By Matthew Houston

Aleksey Klimkovitch with the only equipment needed for e-sports, a new, up-and-coming type of sport that has swept the world. Games like League of Legends and Dota have become its newest form of sport.

For most people who play video games it’s just a hobby, a way to unwind. For Aleksey Klimkovitch, a 23 year old electrical engineering student at Algonquin, it’s a potential career path after he graduates.

Klimkovitch is ranked in the top one percent of players in North America in the game League of Legends, and currently has a viewership that ranges from 150-500 people, giving him a real chance to monetize his play.

On the internet Klimkovitch goes by Piece_of_Sheet,  a name he made when he was 10 years old.

He streams live while playing League of Legends, the most popular PC game on the planet, where two teams of five square off against each other in deadly combat. Viewers watch him play and interact with him via a chat window.

Klimkovitch is known for his dedication to one specific member of the over 100 characters in the game. He plays Fiddlesticks, an evil unearthly scarecrow whose play-style is defined by disrupting other players and good decision making.

He has a guide that teaches others how to play Fiddlesticks that has over 4.5 million views, and several YouTube clips of his plays within the game have 90,000-100,000 views.

Playing and mastering one character is one of the things that sets Klimkovitch apart from other streamers. That and his viewer interaction is how he hopes to carve a niche in the market.

“A lot of streamers just play dubstep and don’t talk. That works if you’re a professional and people watch for skill. But if you’re not at the top then you’re the same as 90 per cent of the other streamers. So I play metal music, I play Fiddlesticks, and I try to talk to viewers.”

There is a massive market for viewers. The League of Legends grand final last season had 32 million viewers overall, with a peak of eight million viewers at the same time. The game itself has 27 million players daily. If it were a country, it would be the 45th largest in the world. The most popular streamers, usually professional players who play competitively in teams, consistently get around 20,000 viewers.

Monetizing a stream is mainly done by playing ads. The more viewers that tune in, the more money a streamer would get per ad. But right now, Klimkovitch is more focused on growing his viewer base than making money.

“I’m looking more long-term. It would be better to have a more stable income later than to make a quick buck,” he said.

Klimkovitch said that his main goal is getting his name out there and known, in effect branding himself. One of the ways he does this is by playing with other streamers. Earlier in the month he played with an extremely popular streamer named Phantoml0rd.

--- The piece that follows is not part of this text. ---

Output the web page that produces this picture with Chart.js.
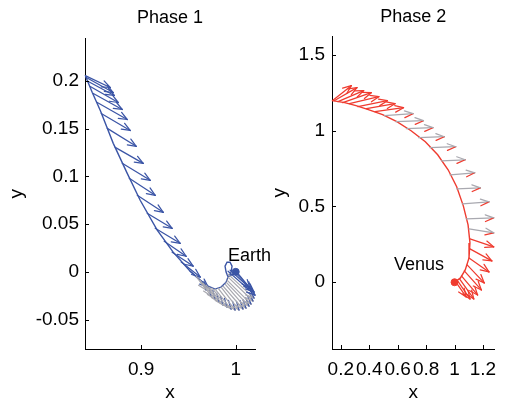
<!DOCTYPE html>
<html>
<head>
<meta charset="utf-8">
<script src="https://cdn.jsdelivr.net/npm/chart.js@4.4.1/dist/chart.umd.min.js"></script>
<style>
  body { margin: 0; background: #fff; }
  #c1 { position: absolute; left: 0; top: 0; }
  #c2 { position: absolute; left: 260px; top: 0; }
</style>
</head>
<body>
<canvas id="c1" width="290" height="406"></canvas>
<canvas id="c2" width="246" height="406"></canvas>
<script>
// Phase 1 - trajectory near Earth
const p1x = [0.8408, 0.8482, 0.8567, 0.8704, 0.8852, 0.8989, 0.9169, 0.9338, 0.9518, 0.9623, 0.9708, 0.9782, 0.9845, 0.9898, 0.9919, 0.9898, 0.9887, 0.9908, 0.9940, 0.9961, 0.9951, 0.9930, 0.9972, 1.0000];
const p1y = [0.2055, 0.1878, 0.1690, 0.1345, 0.1031, 0.0749, 0.0436, 0.0206, 0.0007, -0.0087, -0.0149, -0.0181, -0.0160, -0.0108, -0.0055, -0.0003, 0.0060, 0.0101, 0.0101, 0.0060, -0.0003, -0.0045, -0.0024, 0.0000];

// thrust arrows along the long leg
const q1x = [0.8408, 0.8419, 0.8440, 0.8461, 0.8493, 0.8535, 0.8577, 0.8641, 0.8725, 0.8799, 0.8873, 0.8958, 0.9063, 0.9148, 0.9243, 0.9327, 0.9423, 0.9518];
const q1y = [0.2055, 0.2034, 0.1993, 0.1940, 0.1867, 0.1773, 0.1658, 0.1502, 0.1303, 0.1136, 0.0979, 0.0801, 0.0613, 0.0456, 0.0320, 0.0206, 0.0102, 0.0007];
const q1u = [0.0264, 0.0285, 0.0275, 0.0296, 0.0306, 0.0317, 0.0306, 0.0306, 0.0296, 0.0296, 0.0275, 0.0275, 0.0264, 0.0264, 0.0232, 0.0222, 0.0201, 0.0190];
const q1v = [-0.0125, -0.0157, -0.0146, -0.0167, -0.0167, -0.0178, -0.0178, -0.0188, -0.0167, -0.0178, -0.0178, -0.0178, -0.0157, -0.0157, -0.0157, -0.0146, -0.0157, -0.0167];

// arrows in the hook close to Earth
const h1x = [0.9581, 0.9623, 0.9655, 0.9687, 0.9718, 0.9750, 0.9782, 0.9813, 0.9845, 0.9866, 0.9887, 0.9898, 0.9908, 0.9919, 0.9919, 0.9919, 0.9940, 0.9972, 1.0003];
const h1y = [-0.0045, -0.0087, -0.0118, -0.0139, -0.0160, -0.0170, -0.0181, -0.0170, -0.0160, -0.0149, -0.0129, -0.0108, -0.0087, -0.0055, -0.0024, 0.0007, 0.0018, 0.0018, 0.0007];
const h1u = [0.0106, 0.0116, 0.0127, 0.0137, 0.0148, 0.0158, 0.0169, 0.0180, 0.0190, 0.0211, 0.0222, 0.0243, 0.0254, 0.0264, 0.0275, 0.0285, 0.0254, 0.0201, 0.0148];
const h1v = [-0.0146, -0.0167, -0.0167, -0.0178, -0.0188, -0.0199, -0.0209, -0.0230, -0.0240, -0.0240, -0.0251, -0.0251, -0.0251, -0.0251, -0.0251, -0.0251, -0.0230, -0.0209, -0.0178];

// Phase 2 - arc to Venus
const p2x = [0.1399, 0.2267, 0.3069, 0.3937, 0.4939, 0.5941, 0.6943, 0.7945, 0.8814, 0.9548, 1.0150, 1.0617, 1.0951, 1.1085, 1.1018, 1.0751, 1.0417, 1.0000];
const p2y = [1.1967, 1.1835, 1.1637, 1.1373, 1.1043, 1.0581, 0.9987, 0.9261, 0.8403, 0.7413, 0.6290, 0.5036, 0.3782, 0.2594, 0.1604, 0.0812, 0.0284, 0.0000];

const q2x = [0.1399, 0.1532, 0.1800, 0.2134, 0.2601, 0.3202, 0.3804, 0.4405, 0.5073, 0.5874, 0.6609, 0.7478, 0.8279, 0.9081, 0.9682, 1.0150, 1.0551, 1.0818, 1.1018, 1.1085, 1.1085, 1.1018, 1.0885, 1.0684, 1.0484, 1.0351, 1.0217, 1.0083];
const q2y = [1.1967, 1.1967, 1.1901, 1.1835, 1.1769, 1.1571, 1.1439, 1.1241, 1.0977, 1.0581, 1.0119, 0.9525, 0.8865, 0.8007, 0.7082, 0.6158, 0.5168, 0.4178, 0.3518, 0.2858, 0.2198, 0.1604, 0.1142, 0.0746, 0.0416, 0.0218, 0.0086, 0.0020];
const q2u = [0.1336, 0.1603, 0.1804, 0.2004, 0.2071, 0.2071, 0.2004, 0.2004, 0.2004, 0.1937, 0.1870, 0.1804, 0.1804, 0.1670, 0.1737, 0.1670, 0.1870, 0.1937, 0.1737, 0.1670, 0.1536, 0.1403, 0.1202, 0.1202, 0.1136, 0.1002, 0.0868, 0.0735];
const q2v = [0.0990, 0.0858, 0.0726, 0.0660, 0.0462, 0.0396, 0.0330, 0.0264, 0.0132, 0.0066, 0.0066, 0.0066, 0.0066, 0.0066, 0.0132, 0.0066, 0.0132, 0.0066, -0.0264, -0.0528, -0.0792, -0.0924, -0.1188, -0.1254, -0.1254, -0.1320, -0.1188, -0.0990];

const earth = [1.0, 0.0];
const venus = [1.0, 0.0];

const x1Ticks = [0.9, 1];
const y1Ticks = [-0.05, 0, 0.05, 0.1, 0.15, 0.2];
const x2Ticks = [0.2, 0.4, 0.6, 0.8, 1, 1.2];
const y2Ticks = [0, 0.5, 1, 1.5];

const BLUE = '#3b55a6';
const RED = '#ef3b2f';
const GREY = '#a9a9b0';
const FONT = '"Liberation Sans", Arial, sans-serif';

Chart.defaults.font.family = FONT;
Chart.defaults.font.size = 19;
Chart.defaults.color = '#000';

function pts(xs, ys) {
  return xs.map((v, i) => ({x: v, y: ys[i]}));
}

function drawArrow(ctx, x0, y0, x1, y1, shaft, head) {
  const a = Math.atan2(y1 - y0, x1 - x0);
  const hl = 9, ha = 0.38;
  ctx.strokeStyle = shaft;
  ctx.beginPath();
  ctx.moveTo(x0, y0);
  ctx.lineTo(x1, y1);
  ctx.stroke();
  ctx.strokeStyle = head[0];
  ctx.beginPath();
  ctx.moveTo(x1 - hl * Math.cos(a - ha), y1 - hl * Math.sin(a - ha));
  ctx.lineTo(x1, y1);
  ctx.stroke();
  ctx.strokeStyle = head[1];
  ctx.beginPath();
  ctx.moveTo(x1, y1);
  ctx.lineTo(x1 - hl * Math.cos(a + ha), y1 - hl * Math.sin(a + ha));
  ctx.stroke();
}

// quiver + inward ticks + planet label
function extras(sets, label) {
  return {
    id: 'extras',
    afterDatasetsDraw(chart) {
      const {ctx, scales: {x, y}} = chart;
      ctx.save();
      ctx.lineWidth = 1.25;
      ctx.lineCap = 'round';
      sets.forEach(s => {
        s.x.forEach((bx, i) => {
          const st = s.style(i);
          drawArrow(ctx,
            x.getPixelForValue(bx), y.getPixelForValue(s.y[i]),
            x.getPixelForValue(bx + s.u[i]), y.getPixelForValue(s.y[i] + s.v[i]),
            st[0], [st[1], st[2]]);
        });
      });
      ctx.restore();

      ctx.save();
      ctx.strokeStyle = '#000';
      ctx.lineWidth = 1;
      const b = chart.chartArea.bottom, l = chart.chartArea.left;
      ctx.beginPath();
      x.ticks.forEach(t => {
        const px = Math.round(x.getPixelForValue(t.value)) + 0.5;
        ctx.moveTo(px, b); ctx.lineTo(px, b - 4);
      });
      y.ticks.forEach(t => {
        const py = Math.round(y.getPixelForValue(t.value)) + 0.5;
        ctx.moveTo(l, py); ctx.lineTo(l + 4, py);
      });
      ctx.stroke();
      ctx.fillStyle = '#000';
      ctx.font = '18px ' + FONT;
      ctx.textAlign = 'left';
      ctx.textBaseline = 'middle';
      ctx.fillText(label.text, x.getPixelForValue(label.x), y.getPixelForValue(label.y));
      ctx.restore();
    }
  };
}

function makeChart(id, o) {
  return new Chart(document.getElementById(id), {
    type: 'scatter',
    data: {
      datasets: [
        {data: pts(o.px, o.py), showLine: true, borderColor: o.color, borderWidth: 1.4, pointRadius: 0, fill: false},
        {data: [{x: o.planet[0], y: o.planet[1]}], pointRadius: 3.5, pointBackgroundColor: o.color, pointBorderColor: o.color, showLine: false}
      ]
    },
    options: {
      responsive: false,
      animation: false,
      layout: {padding: {left: 0, right: o.padRight, top: 0, bottom: 0}},
      plugins: {
        legend: {display: false},
        tooltip: {enabled: false},
        title: {display: true, text: o.title, fullSize: false, font: {size: 18, weight: 'normal'}, padding: o.titlePad}
      },
      scales: {
        x: {
          type: 'linear', min: o.xr[0], max: o.xr[1],
          grid: {display: false, drawTicks: false},
          border: {display: true, color: '#000', width: 1},
          afterBuildTicks: s => { s.ticks = o.xt.map(v => ({value: v})); },
          afterFit: s => { s.height = 57; },
          ticks: {autoSkip: false, maxRotation: 0, minRotation: 0, padding: 9, callback: v => String(v)},
          title: {display: true, text: 'x', font: {size: 19}, padding: {top: 0, bottom: 2}}
        },
        y: {
          type: 'linear', min: o.yr[0], max: o.yr[1],
          grid: {display: false, drawTicks: false},
          border: {display: true, color: '#000', width: 1},
          afterBuildTicks: s => { s.ticks = o.yt.map(v => ({value: v})); },
          afterFit: s => { s.width = o.yWidth; },
          ticks: {autoSkip: false, padding: o.yPad, callback: v => String(v)},
          title: {display: true, text: 'y', font: {size: 19}, padding: {top: o.yTitlePad, bottom: 0}}
        }
      }
    },
    plugins: [extras(o.sets, o.label)]
  });
}

makeChart('c1', {
  title: 'Phase 1', color: BLUE, px: p1x, py: p1y, planet: earth,
  xr: [0.8405, 1.0204], yr: [-0.0808, 0.2442], xt: x1Ticks, yt: y1Ticks,
  padRight: 35, titlePad: {top: 7, bottom: 10}, yWidth: 85, yPad: 6, yTitlePad: 5,
  label: {text: 'Earth', x: 0.9919, y: 0.0164},
  sets: [
    {x: q1x, y: q1y, u: q1u, v: q1v, style: () => [BLUE, BLUE, BLUE]},
    {x: h1x, y: h1y, u: h1u, v: h1v, style: i => i >= 15 ? [BLUE, BLUE, BLUE] : [GREY, GREY, BLUE]}
  ]
});

makeChart('c2', {
  title: 'Phase 2', color: RED, px: p2x, py: p2y, planet: venus,
  xr: [0.1379, 1.2822], yr: [-0.440, 1.619], xt: x2Ticks, yt: y2Ticks,
  padRight: 3, titlePad: {top: 6, bottom: 9}, yWidth: 72, yPad: 7, yTitlePad: 8,
  label: {text: 'Venus', x: 0.5741, y: 0.1142},
  sets: [
    {x: q2x, y: q2y, u: q2u, v: q2v, style: i => (i >= 8 && i <= 18) ? [GREY, RED, GREY] : [RED, RED, RED]}
  ]
});
</script>
</body>
</html>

“He had around 20,000 viewers. I could have plugged my own stream but that would have been annoying, I don’t want to be one of those people. The main thing is, 20,000 people knew me, and maybe later on, a week or a month from now, they’ll recognize my name and I’ll still get the viewers, without asking for them. So it doesn’t make me look annoying and more people will click on it.”

Other avenues to make money via streaming are from donations as well as subscribers, who pay five dollars a month to see the channel ad free. While Klimkovitch has received donations up to $50, he hasn’t reached the consistent viewership to use the subscribe function. But if he did, he would rather not use it anyways.

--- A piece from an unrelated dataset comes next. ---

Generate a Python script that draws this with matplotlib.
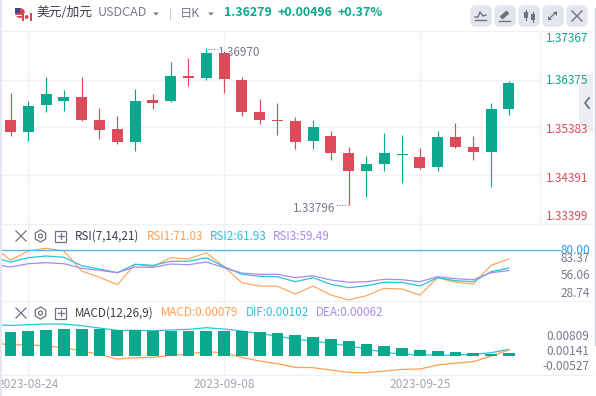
import matplotlib
matplotlib.use('Agg')
import matplotlib.pyplot as plt
from matplotlib.patches import FancyBboxPatch, Polygon, Rectangle, RegularPolygon, Circle

plt.rcParams['font.family'] = ['Noto Sans CJK SC', 'DejaVu Sans']

opens = [1.35533, 1.35283, 1.35845, 1.35928, 1.36011, 1.35533, 1.35345, 1.35075, 1.35949, 1.35928,
         1.36448, 1.36406, 1.36926, 1.36365, 1.35699, 1.35533, 1.35512, 1.35096, 1.35200, 1.34846,
         1.34472, 1.34617, 1.34805, 1.34763, 1.34555, 1.35179, 1.34971, 1.34867, 1.35761]
highs = [1.36094, 1.35928, 1.36427, 1.36157, 1.36427, 1.35782, 1.35616, 1.36177, 1.36073, 1.36739,
         1.36822, 1.37030, 1.36968, 1.36427, 1.35969, 1.35886, 1.35595, 1.35533, 1.35304, 1.34971,
         1.34784, 1.35262, 1.35221, 1.34950, 1.35304, 1.35470, 1.35200, 1.35886, 1.36344]
lows = [1.35200, 1.35096, 1.35699, 1.35720, 1.35512, 1.35137, 1.35033, 1.34888, 1.35761, 1.35907,
        1.36240, 1.36365, 1.36094, 1.35616, 1.35449, 1.35221, 1.34929, 1.34929, 1.34701, 1.33765,
        1.33931, 1.34472, 1.34222, 1.34513, 1.34472, 1.34950, 1.34701, 1.34139, 1.35637]
closes = [1.35283, 1.35824, 1.36073, 1.36011, 1.35533, 1.35325, 1.35075, 1.35928, 1.35886, 1.36448,
          1.36406, 1.36926, 1.36385, 1.35699, 1.35533, 1.35512, 1.35075, 1.35387, 1.34846, 1.34472,
          1.34617, 1.34846, 1.34825, 1.34534, 1.35179, 1.34971, 1.34867, 1.35761, 1.36302]

# the indicator lines start one day before the first candle
rsi1 = [84, 70, 79, 81.7, 79, 59, 52.7, 45.3, 65.7, 63.3, 72.3, 71, 77.3, 63.3, 47.3, 44, 43.7, 36, 44, 35,
        30, 34.3, 41.7, 41, 35, 52.3, 47.7, 46, 64.7, 71.03]
rsi2 = [72.7, 68, 72.3, 74, 72.7, 64.3, 61, 57.3, 65.7, 64.7, 68.7, 68.7, 72.3, 63.3, 55.7, 53.7, 53.3, 48.3,
        52.3, 45.7, 42.3, 44.3, 47.7, 47.7, 44, 52.3, 49.3, 48.3, 58.3, 61.93]
rsi3 = [65.7, 63, 66.3, 67.3, 66.3, 61.7, 59.7, 57.3, 63, 62.7, 66, 65.3, 68, 62.3, 57, 55.7, 55.7, 52.3,
        54.3, 50, 47.7, 48.3, 50.7, 50.3, 48.3, 53.3, 51.3, 50.3, 57.3, 59.49]

macd_bars = [0.00696, 0.00725, 0.00755, 0.00784, 0.00784, 0.00784, 0.00755, 0.00755, 0.00735, 0.00725,
             0.00725, 0.00725, 0.00725, 0.00725, 0.00696, 0.00666, 0.00608, 0.00549, 0.00490, 0.00431,
             0.00343, 0.00284, 0.00225, 0.00167, 0.00137, 0.00108, 0.00078, 0.00049, 0.00079]
macd_cyan = [0.00902, 0.00892, 0.00911, 0.00931, 0.00931, 0.00882, 0.00813, 0.00745, 0.00745, 0.00735,
             0.00755, 0.00774, 0.00823, 0.00784, 0.00725, 0.00647, 0.00578, 0.00480, 0.00441, 0.00353,
             0.00294, 0.00196, 0.00098, 0.00049, 0.00020, 0.00020, 0.00020, 0.00039, 0.00088, 0.00186]
macd_orange = [0.00372, 0.00323, 0.00314, 0.00294, 0.00235, 0.00137, 0.00039, -0.00098, -0.00059, -0.00049,
               0.00010, 0.00049, 0.00118, 0.00088, -0.00049, -0.00157, -0.00235, -0.00343, -0.00353, -0.00421,
               -0.00490, -0.00500, -0.00451, -0.00402, -0.00392, -0.00274, -0.00216, -0.00176, -0.00010, 0.00167]

price_ticks = [1.36375, 1.35383, 1.34391]
date_idx = [1, 12, 23]
date_labels = ['2023-08-24', '2023-09-08', '2023-09-25']

GREEN = '#0aa88c'
RED = '#dd4b5a'
ORANGE = '#ff9f4f'
CYAN = '#2bc4dc'
PURPLE = '#a98bea'
GRID = '#f1f2f6'
GRAY = '#767b8c'
ICON = '#6d7284'

W, H = 596, 396
fig = plt.figure(figsize=(W / 100, H / 100), dpi=100)
fig.patch.set_facecolor('white')


def panel(top, bottom, ylim):
    ax = fig.add_axes([2 / W, 1 - bottom / H, 538 / W, (bottom - top) / H])
    ax.set_xlim(-0.478, 29.75)
    ax.set_ylim(*ylim)
    ax.set_xticks(date_idx)
    ax.set_xticklabels([])
    ax.tick_params(length=0)
    ax.grid(True, color=GRID, lw=1)
    ax.set_axisbelow(True)
    for s in ax.spines.values():
        s.set_visible(False)
    ax.patch.set_alpha(0)
    return ax


ax = panel(31, 224, (1.33369, 1.37384))
ax.set_yticks(price_ticks)
ax.set_yticklabels([])
xs = list(range(len(opens)))
for i in xs:
    col = GREEN if closes[i] >= opens[i] else RED
    ax.plot([i, i], [lows[i], highs[i]], color=col, lw=0.85, solid_capstyle='butt', zorder=3)
    ax.bar(i, abs(closes[i] - opens[i]), bottom=min(opens[i], closes[i]), width=0.62, color=col, zorder=4)

ax2 = panel(224, 301, (29, 106))
ax2.set_yticks([])
xl = list(range(-1, len(opens)))
ax2.plot(xl, rsi1, color=ORANGE, lw=0.8, zorder=3)
ax2.plot(xl, rsi2, color=CYAN, lw=0.9, zorder=3)
ax2.plot(xl, rsi3, color=PURPLE, lw=0.9, zorder=3)
ax2.plot([-0.6, 30.87], [80, 80], color='#5ab4f5', lw=1.0, clip_on=False, zorder=4)

ax3 = panel(301, 375, (-0.00567, 0.01608))
ax3.set_yticks([])
ax3.plot(xl, macd_cyan, color=CYAN, lw=0.9, zorder=2)
ax3.plot(xl, macd_orange, color=ORANGE, lw=0.9, zorder=2)
ax3.bar(xs, macd_bars, width=0.66, color=GREEN, zorder=3)

# everything around the plots, in pixel coordinates
ov = fig.add_axes([0, 0, 1, 1])
ov.set_xlim(0, W)
ov.set_ylim(H, 0)
ov.axis('off')
ov.patch.set_alpha(0)

ov.add_patch(Rectangle((0, 0), 1.5, H, color='#e4e7f0', lw=0))
for y in [31, 224, 301, 375]:
    ov.plot([2, 593], [y, y], color='#eff1f5', lw=1)
ov.plot([539.5, 539.5], [31, 224], color='#eff1f5', lw=1)
ov.plot([594.5, 594.5], [8, 345], color='#c9ccd6', lw=0.8)

# flags
ov.add_patch(Circle((20, 13), 5, color='#d8434e', lw=0))
ov.add_patch(Rectangle((15, 8), 5, 5, color='#3e4a86', lw=0))
ov.plot([15, 25], [14.5, 14.5], color='white', lw=0.8)
ov.add_patch(Rectangle((22, 13), 9.5, 8, color='white', lw=0, zorder=3))
ov.add_patch(Rectangle((22, 13), 2, 8, color='#d8434e', lw=0, zorder=3))
ov.add_patch(Rectangle((29.5, 13), 2, 8, color='#d8434e', lw=0, zorder=3))
ov.add_patch(Circle((26.7, 17), 1.9, color='#d8434e', lw=0, zorder=4))

ov.text(36, 13, '美元/加元', fontsize=9.2, color='#3b3e4a', va='center')
ov.text(98, 13, 'USDCAD', fontsize=9.0, color=GRAY, va='center')
ov.add_patch(Polygon([[153, 12.5], [159, 12.5], [156, 15.5]], color=GRAY, lw=0))
ov.plot([169.5, 169.5], [8, 19], color='#c9ccd6', lw=0.8)
ov.text(180, 13, '日K', fontsize=8.8, color=GRAY, va='center')
ov.add_patch(Polygon([[208, 12.5], [214, 12.5], [211, 15.5]], color=GRAY, lw=0))
ov.text(224, 13, '1.36279', fontsize=8.9, color=GREEN, va='center', fontweight='bold')
ov.text(277, 13, '+0.00496', fontsize=8.9, color=GREEN, va='center', fontweight='bold')
ov.text(337, 13, '+0.37%', fontsize=8.9, color=GREEN, va='center', fontweight='bold')

# toolbar buttons
for bx in [471, 495, 519, 543, 567]:
    ov.add_patch(FancyBboxPatch((bx + 2, 8), 16, 16, boxstyle='round,pad=0,rounding_size=3',
                                mutation_scale=1, fc='#e4e6ee', ec='#e4e6ee', lw=4))
ov.plot([475, 478, 480, 483, 486], [17, 17, 12, 16, 15], color=ICON, lw=1)
ov.plot([475, 486], [20, 20], color=ICON, lw=1)
ov.plot([501, 508], [18, 12], color=ICON, lw=3, solid_capstyle='butt')
ov.plot([499, 510], [20.5, 20.5], color=ICON, lw=1)
ov.plot([526, 526], [10, 20], color=ICON, lw=0.8)
ov.add_patch(Rectangle((524, 12), 4, 6, color=ICON, lw=0))
ov.plot([533, 533], [12, 22], color=ICON, lw=0.8)
ov.add_patch(Rectangle((531, 14), 4, 6, color=ICON, lw=0))
ov.plot([549, 556], [19, 12], color=ICON, lw=0.9)
ov.add_patch(Polygon([[553, 11.5], [557, 11.5], [557, 15.5]], color=ICON, lw=0))
ov.add_patch(Polygon([[548, 15.5], [548, 19.5], [552, 19.5]], color=ICON, lw=0))
ov.plot([572, 582], [11, 21], color=ICON, lw=1)
ov.plot([572, 582], [21, 11], color=ICON, lw=1)

# collapsed side tab
ov.add_patch(Polygon([[593, 72], [584, 78], [579, 84], [579, 122], [584, 128], [593, 133]],
                     color='#eceef2', lw=0))
ov.plot([589, 585, 589], [98, 103, 108], color=ICON, lw=1.3)

# price scale
ov.text(588, 39, '1.37367', fontsize=8.5, color=GREEN, ha='right', va='center')
ov.text(588, 81, '1.36375', fontsize=8.5, color=GREEN, ha='right', va='center')
ov.text(588, 129.5, '1.35383', fontsize=8.5, color=RED, ha='right', va='center')
ov.text(588, 178, '1.34391', fontsize=8.5, color=RED, ha='right', va='center')
ov.text(588, 216, '1.33399', fontsize=8.5, color=RED, ha='right', va='center')

# high / low labels
ov.text(218, 52.5, '1.36970', fontsize=8.5, color=GRAY, va='center')
ov.plot([208, 217], [48.5, 48.5], color=GRAY, lw=0.8, ls=(0, (1, 1.5)))
ov.text(293, 208.5, '1.33796', fontsize=8.5, color=GRAY, va='center')
ov.plot([336, 348], [205, 205], color=GRAY, lw=0.8, ls=(0, (1, 1.5)))


def header_icons(y):
    ov.plot([16, 26], [y - 5, y + 5], color=ICON, lw=0.9)
    ov.plot([16, 26], [y + 5, y - 5], color=ICON, lw=0.9)
    ov.add_patch(RegularPolygon((40.5, y), 6, radius=6, fill=False, ec=ICON, lw=0.9))
    ov.add_patch(Circle((40.5, y), 2, fill=False, ec=ICON, lw=0.9))
    ov.add_patch(Rectangle((55, y - 5.5), 11, 11, fill=False, ec=ICON, lw=0.9))
    ov.plot([57.5, 63.5], [y, y], color=ICON, lw=0.9)
    ov.plot([60.5, 60.5], [y - 3, y + 3], color=ICON, lw=0.9)


# RSI header
header_icons(236)
ov.text(75, 236, 'RSI(7,14,21)', fontsize=8.4, color='#3b3e4a', va='center')
ov.text(147, 236, 'RSI1:71.03', fontsize=8.4, color=ORANGE, va='center')
ov.text(210, 236, 'RSI2:61.93', fontsize=8.4, color=CYAN, va='center')
ov.text(273, 236, 'RSI3:59.49', fontsize=8.4, color=PURPLE, va='center')
ov.text(590, 250, '80.00', fontsize=8.5, color='#2a9cf2', ha='right', va='center')
ov.text(590, 259, '83.37', fontsize=8.5, color=GRAY, ha='right', va='center')
ov.text(590, 275.5, '56.06', fontsize=8.5, color=GRAY, ha='right', va='center')
ov.text(590, 293.5, '28.74', fontsize=8.5, color=GRAY, ha='right', va='center')

# MACD header
header_icons(313)
ov.text(75, 313, 'MACD(12,26,9)', fontsize=8.4, color='#3b3e4a', va='center')
ov.text(161, 313, 'MACD:0.00079', fontsize=8.4, color=ORANGE, va='center')
ov.text(246, 313, 'DIF:0.00102', fontsize=8.4, color=CYAN, va='center')
ov.text(316, 313, 'DEA:0.00062', fontsize=8.4, color=PURPLE, va='center')
ov.text(589, 336, '0.00809', fontsize=8.5, color=GRAY, ha='right', va='center')
ov.text(589, 351.5, '0.00141', fontsize=8.5, color=GRAY, ha='right', va='center')
ov.text(589, 367, '-0.00527', fontsize=8.5, color=GRAY, ha='right', va='center')

# date axis, centred under the grid lines
ax3.set_xticklabels(date_labels, fontsize=8.6, color='#a3a7b5')
ax3.tick_params(axis='x', pad=2.5, length=0)

fig.savefig('out.png', dpi=100)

“Not everyone can afford to subscribe. There’s a lot of people who supported the channel, some people supported it for a year when I started, and most of them couldn’t subscribe if I had one. So I’d be putting them in the dumpster, and I don’t want to do that. If I could give free subscriptions for life to people who supported the channel, then I would do it,” he said.

To say it lightly, the internet isn’t known as the nicest place to be. The League of Legends community is no different. In a game where five strangers have to work together for 40 minutes and then never see each other again, blame often gets thrown around and arguments happen constantly within the game. The term within the community to describe this is “raging” and  Klimkovitch is no stranger to both receiving and giving out the rage, but he has grown past it in recent years.

“I submitted a replay to  a professional player, NK Inc, he looked over my replay and said I should stop raging and look at my mistakes. That was the turning point. If you look at it the average win rate is 50 per cent, so if you rage when you lose, you’re mad 50 per cent of the time. Once you stop, you can actually learn from your mistakes and get better,” he said.

Klimkovitch feels that these kinds of lessons learned from League of Legends and other games have transferred to real-life situations.

“After learning a lot of teamwork and problem solving skills in League, I started noticing more what other people were doing at work and kind of worked around them to try and help them out more and we would finish faster.”

Klimkovitch hopes to get more viewers once he graduates this year.

“If streaming goes really well, I won’t get a job and I’ll go full time. If it doesn’t, I’ll have a degree so I can get a job. It’s a nice safety net.”